Jai Courtney and Peter Mark Kendall crack a safe in Kaleidoscope on Netflix

Photo: Netflix

And nothing about the show or its characters has even the ounce of the charm it would take to make following them through this byzantine shuffle of episodes anything other than a drag. Even the heist itself, which has an hour devoted to it but still mostly manages to be about walking from one place to the next, can’t find a way to be exciting or slick. It’s a series of plans we haven’t seen discussed or practiced, with almost no twists in sight — which is a waste, considering this episode seems to always play out as the penultimate one of the series. The fixed point means the show knows exactly what information we’ll have going in, so it could be full of twists that contextualize each episode or our understanding of the group or the plan. Instead, it’s yet another missed opportunity for Kaleidoscope.

None of these glaring issues can be attributed to the randomized order. They can all be chalked up to old-fashioned bad TV. Experimenting with release strategy isn’t fundamentally a bad thing. Netflix’s binge model still works for certain specific shows, but on the whole it’s gotten stale. And word-of-mouth hits like Severance and White Lotus (or half the world waiting on bated breath for the next episode of House of the Dragon) are all good indicators people don’t mind waiting a week to see what happens next. But if Netflix insists on continuing to release most of its shows all at once, why shouldn’t a few of them experiment with their form in a way that could get people talking?

And it could be perfect for another genre. It’s easy to see how a semi-random order for a mystery series could lead fans to comparing notes halfway through, or how a complex drama told from multiple perspectives could alter our sympathies for one character or another depending on who we got attached to first. All of these are interesting ideas, but they need the specificity of those genres to help them function.

Giancarlo Esposito and Paz Vega stand at a table in Netflix’s Kaleidoscope

Image: Netflix

More than just rides to be taken on, great mysteries turn into puzzles for the viewer.
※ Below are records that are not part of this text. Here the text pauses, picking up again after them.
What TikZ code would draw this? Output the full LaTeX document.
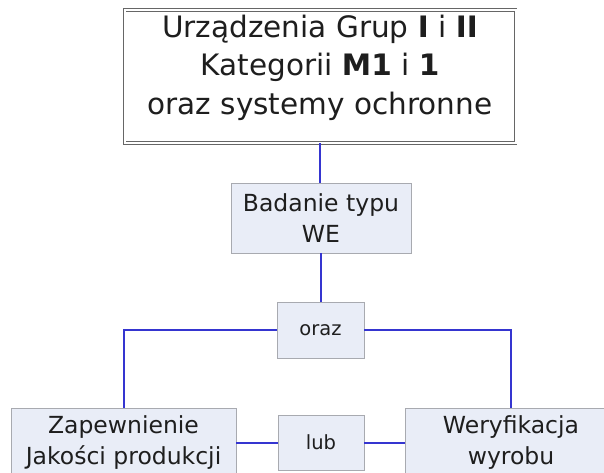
\documentclass[tikz,border=0pt]{standalone}
\usepackage{fontspec}
\setmainfont{DejaVu Sans}
\definecolor{boxfill}{HTML}{E9EDF7}
\definecolor{boxline}{HTML}{A8AAB0}
\definecolor{conn}{HTML}{3535D0}
\definecolor{txt}{HTML}{1E1E1E}
\begin{document}
\begin{tikzpicture}[x=1pt,y=1pt,
  topbox/.style={draw=gray!80!black, double=white, double distance=2pt, line width=0.9pt, fill=white,
    minimum width=391pt, minimum height=133pt, inner sep=0pt},
  toptext/.style={inner sep=0pt, align=center, text=txt, font=\fontsize{29.5}{38.5}\selectfont},
  pbox/.style={draw=boxline, fill=boxfill, line width=0.8pt, inner sep=0pt, align=center, text=txt},
  bigtext/.style={font=\fontsize{23.5}{31}\selectfont},
  smalltext/.style={font=\fontsize{19.5}{22}\selectfont},
  link/.style={draw=conn, line width=2pt}]
\useasboundingbox (0,0) rectangle (604,472);
\clip (0,0) rectangle (604,472);
\fill[white] (0,0) rectangle (604,472);

\node[topbox] (top) at (320,395.5) {};
\node[toptext] (toplabel) at ([yshift=9pt]top.center) {Urządzenia Grup \textbf{I} i \textbf{II}\\Kategorii \textbf{M1} i \textbf{1}\\oraz systemy ochronne};
\node[pbox, bigtext, minimum width=180pt, minimum height=70pt] (badanie) at (321,254) {Badanie typu\\WE};
\node[pbox, smalltext, minimum width=87pt, minimum height=56pt] (oraz) at (320.5,142) {oraz};
\node[pbox, bigtext, minimum width=225pt, minimum height=70pt] (left) at (123.5,29) {Zapewnienie\\Jakości produkcji};
\node[pbox, smalltext, minimum width=86pt, minimum height=55pt] (lub) at (321,29.5) {lub};
\node[pbox, bigtext, minimum width=212pt, minimum height=70pt] (right) at (511,29) {Weryfikacja\\wyrobu};

\draw[link] (top.south) -- (top.south |- badanie.north);
\draw[link] (badanie.south) -- (badanie.south |- oraz.north);
\draw[link] (oraz.west) -| (left.north);
\draw[link] (oraz.east) -| (right.north);
\draw[link] (left.east) -- (left.east -| lub.west);
\draw[link] (lub.east) -- (lub.east -| right.west);
\end{tikzpicture}
\end{document}
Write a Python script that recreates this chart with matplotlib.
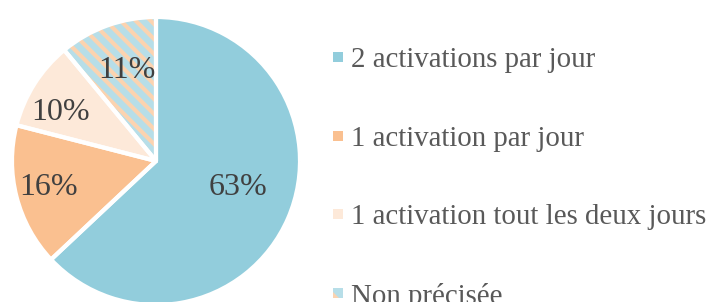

A mystery story leaves clues for us to solve, letting us nip at the heels of fiction’s greatest detectives while feeling like the playing field is at least somewhat even. A heist is exactly the opposite. It relies on characters who know more than we do, who hold back the ace up their sleeve, obscured from even the audience, for just the perfect hand.

Kaleidoscope’s pacing feels nonsensical, which might seem like it’s the obvious fault of the random order. But, given that’s true for each of the show’s eight individual episodes, maybe that isn’t the result of the random order, but the show it’s pasted onto. Maybe this show just doesn’t know how to tell a story. Whether it’s big or small; in order or not.

It feels like the intended effect of Netflix randomizing Kaleidoscope’s episodes was to compel friends to urge each other to continue the show so they can reach the next big episode or moment. But the show’s big moments never come, and by the time you realize the show is random, or why that matters, your friends have probably turned it off long ago. And honestly, good for them.

All eight episodes of Kaleidoscope season 1 are now streaming (in whatever order) on Netflix.